##### Provided material #####

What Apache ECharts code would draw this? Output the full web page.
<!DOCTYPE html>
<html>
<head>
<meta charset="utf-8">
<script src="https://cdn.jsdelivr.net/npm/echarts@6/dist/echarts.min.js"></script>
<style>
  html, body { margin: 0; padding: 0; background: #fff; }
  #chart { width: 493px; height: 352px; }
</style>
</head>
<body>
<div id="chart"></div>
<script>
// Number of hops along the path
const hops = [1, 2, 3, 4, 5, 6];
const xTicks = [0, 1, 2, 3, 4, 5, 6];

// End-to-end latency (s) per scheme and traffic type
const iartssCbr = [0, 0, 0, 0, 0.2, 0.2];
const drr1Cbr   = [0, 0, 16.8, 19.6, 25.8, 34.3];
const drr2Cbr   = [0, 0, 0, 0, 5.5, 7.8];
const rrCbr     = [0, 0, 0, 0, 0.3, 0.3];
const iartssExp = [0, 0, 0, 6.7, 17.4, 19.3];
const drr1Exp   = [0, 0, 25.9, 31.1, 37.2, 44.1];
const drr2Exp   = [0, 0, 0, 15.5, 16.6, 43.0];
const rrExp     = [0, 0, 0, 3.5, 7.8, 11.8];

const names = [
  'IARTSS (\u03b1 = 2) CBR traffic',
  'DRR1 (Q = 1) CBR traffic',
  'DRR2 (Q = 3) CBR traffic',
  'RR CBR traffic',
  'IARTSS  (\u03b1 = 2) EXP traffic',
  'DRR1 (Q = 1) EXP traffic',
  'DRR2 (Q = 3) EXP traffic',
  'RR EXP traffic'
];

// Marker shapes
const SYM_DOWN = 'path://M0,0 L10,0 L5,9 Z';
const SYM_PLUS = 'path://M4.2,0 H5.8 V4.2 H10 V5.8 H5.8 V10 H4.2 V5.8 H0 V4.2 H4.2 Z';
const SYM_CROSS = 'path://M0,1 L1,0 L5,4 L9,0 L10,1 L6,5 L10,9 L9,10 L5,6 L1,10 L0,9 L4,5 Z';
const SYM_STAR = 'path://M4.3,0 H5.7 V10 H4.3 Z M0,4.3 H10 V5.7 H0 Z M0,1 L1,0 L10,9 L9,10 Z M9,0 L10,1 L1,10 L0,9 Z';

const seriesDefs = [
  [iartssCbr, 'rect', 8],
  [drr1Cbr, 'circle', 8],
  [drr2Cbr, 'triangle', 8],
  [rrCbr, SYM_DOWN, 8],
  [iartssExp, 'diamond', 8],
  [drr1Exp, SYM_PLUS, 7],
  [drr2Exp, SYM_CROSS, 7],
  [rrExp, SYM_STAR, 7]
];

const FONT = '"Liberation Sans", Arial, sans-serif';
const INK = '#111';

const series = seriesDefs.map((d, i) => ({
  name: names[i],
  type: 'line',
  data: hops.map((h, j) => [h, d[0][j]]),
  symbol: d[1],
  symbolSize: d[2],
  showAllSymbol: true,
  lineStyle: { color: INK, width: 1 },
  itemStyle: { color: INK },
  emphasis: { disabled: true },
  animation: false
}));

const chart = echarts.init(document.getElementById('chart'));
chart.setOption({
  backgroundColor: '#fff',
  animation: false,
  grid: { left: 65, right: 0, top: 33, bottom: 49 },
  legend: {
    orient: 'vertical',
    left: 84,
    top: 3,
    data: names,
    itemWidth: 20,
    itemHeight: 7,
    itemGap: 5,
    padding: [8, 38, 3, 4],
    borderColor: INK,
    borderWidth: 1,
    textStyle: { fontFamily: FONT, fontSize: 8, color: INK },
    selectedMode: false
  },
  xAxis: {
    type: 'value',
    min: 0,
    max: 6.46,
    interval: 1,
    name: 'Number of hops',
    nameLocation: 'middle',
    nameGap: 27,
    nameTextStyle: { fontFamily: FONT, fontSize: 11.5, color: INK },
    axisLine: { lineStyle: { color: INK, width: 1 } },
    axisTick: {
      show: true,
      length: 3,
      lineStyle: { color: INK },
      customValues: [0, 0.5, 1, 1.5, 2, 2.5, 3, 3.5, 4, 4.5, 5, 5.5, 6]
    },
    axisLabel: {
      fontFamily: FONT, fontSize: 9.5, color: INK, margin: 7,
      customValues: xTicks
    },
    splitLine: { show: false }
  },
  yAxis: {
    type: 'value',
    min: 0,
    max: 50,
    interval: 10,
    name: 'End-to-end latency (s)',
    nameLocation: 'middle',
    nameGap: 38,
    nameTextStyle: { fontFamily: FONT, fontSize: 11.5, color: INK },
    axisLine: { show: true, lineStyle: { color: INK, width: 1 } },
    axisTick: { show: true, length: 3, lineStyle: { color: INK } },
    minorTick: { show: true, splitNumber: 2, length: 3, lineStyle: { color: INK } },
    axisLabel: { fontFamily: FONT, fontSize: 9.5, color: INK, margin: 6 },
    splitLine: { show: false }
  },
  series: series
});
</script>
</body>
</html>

#####

Repeat the whole listing exactly, keeping every line intact.

What Apache ECharts code would draw this? Output the full web page.
<!DOCTYPE html>
<html>
<head>
<meta charset="utf-8">
<script src="https://cdn.jsdelivr.net/npm/echarts@6/dist/echarts.min.js"></script>
<style>
  html, body { margin: 0; padding: 0; background: #fff; }
  #chart { width: 493px; height: 352px; }
</style>
</head>
<body>
<div id="chart"></div>
<script>
// Number of hops along the path
const hops = [1, 2, 3, 4, 5, 6];
const xTicks = [0, 1, 2, 3, 4, 5, 6];

// End-to-end latency (s) per scheme and traffic type
const iartssCbr = [0, 0, 0, 0, 0.2, 0.2];
const drr1Cbr   = [0, 0, 16.8, 19.6, 25.8, 34.3];
const drr2Cbr   = [0, 0, 0, 0, 5.5, 7.8];
const rrCbr     = [0, 0, 0, 0, 0.3, 0.3];
const iartssExp = [0, 0, 0, 6.7, 17.4, 19.3];
const drr1Exp   = [0, 0, 25.9, 31.1, 37.2, 44.1];
const drr2Exp   = [0, 0, 0, 15.5, 16.6, 43.0];
const rrExp     = [0, 0, 0, 3.5, 7.8, 11.8];

const names = [
  'IARTSS (\u03b1 = 2) CBR traffic',
  'DRR1 (Q = 1) CBR traffic',
  'DRR2 (Q = 3) CBR traffic',
  'RR CBR traffic',
  'IARTSS  (\u03b1 = 2) EXP traffic',
  'DRR1 (Q = 1) EXP traffic',
  'DRR2 (Q = 3) EXP traffic',
  'RR EXP traffic'
];

// Marker shapes
const SYM_DOWN = 'path://M0,0 L10,0 L5,9 Z';
const SYM_PLUS = 'path://M4.2,0 H5.8 V4.2 H10 V5.8 H5.8 V10 H4.2 V5.8 H0 V4.2 H4.2 Z';
const SYM_CROSS = 'path://M0,1 L1,0 L5,4 L9,0 L10,1 L6,5 L10,9 L9,10 L5,6 L1,10 L0,9 L4,5 Z';
const SYM_STAR = 'path://M4.3,0 H5.7 V10 H4.3 Z M0,4.3 H10 V5.7 H0 Z M0,1 L1,0 L10,9 L9,10 Z M9,0 L10,1 L1,10 L0,9 Z';

const seriesDefs = [
  [iartssCbr, 'rect', 8],
  [drr1Cbr, 'circle', 8],
  [drr2Cbr, 'triangle', 8],
  [rrCbr, SYM_DOWN, 8],
  [iartssExp, 'diamond', 8],
  [drr1Exp, SYM_PLUS, 7],
  [drr2Exp, SYM_CROSS, 7],
  [rrExp, SYM_STAR, 7]
];

const FONT = '"Liberation Sans", Arial, sans-serif';
const INK = '#111';

const series = seriesDefs.map((d, i) => ({
  name: names[i],
  type: 'line',
  data: hops.map((h, j) => [h, d[0][j]]),
  symbol: d[1],
  symbolSize: d[2],
  showAllSymbol: true,
  lineStyle: { color: INK, width: 1 },
  itemStyle: { color: INK },
  emphasis: { disabled: true },
  animation: false
}));

const chart = echarts.init(document.getElementById('chart'));
chart.setOption({
  backgroundColor: '#fff',
  animation: false,
  grid: { left: 65, right: 0, top: 33, bottom: 49 },
  legend: {
    orient: 'vertical',
    left: 84,
    top: 3,
    data: names,
    itemWidth: 20,
    itemHeight: 7,
    itemGap: 5,
    padding: [8, 38, 3, 4],
    borderColor: INK,
    borderWidth: 1,
    textStyle: { fontFamily: FONT, fontSize: 8, color: INK },
    selectedMode: false
  },
  xAxis: {
    type: 'value',
    min: 0,
    max: 6.46,
    interval: 1,
    name: 'Number of hops',
    nameLocation: 'middle',
    nameGap: 27,
    nameTextStyle: { fontFamily: FONT, fontSize: 11.5, color: INK },
    axisLine: { lineStyle: { color: INK, width: 1 } },
    axisTick: {
      show: true,
      length: 3,
      lineStyle: { color: INK },
      customValues: [0, 0.5, 1, 1.5, 2, 2.5, 3, 3.5, 4, 4.5, 5, 5.5, 6]
    },
    axisLabel: {
      fontFamily: FONT, fontSize: 9.5, color: INK, margin: 7,
      customValues: xTicks
    },
    splitLine: { show: false }
  },
  yAxis: {
    type: 'value',
    min: 0,
    max: 50,
    interval: 10,
    name: 'End-to-end latency (s)',
    nameLocation: 'middle',
    nameGap: 38,
    nameTextStyle: { fontFamily: FONT, fontSize: 11.5, color: INK },
    axisLine: { show: true, lineStyle: { color: INK, width: 1 } },
    axisTick: { show: true, length: 3, lineStyle: { color: INK } },
    minorTick: { show: true, splitNumber: 2, length: 3, lineStyle: { color: INK } },
    axisLabel: { fontFamily: FONT, fontSize: 9.5, color: INK, margin: 6 },
    splitLine: { show: false }
  },
  series: series
});
</script>
</body>
</html>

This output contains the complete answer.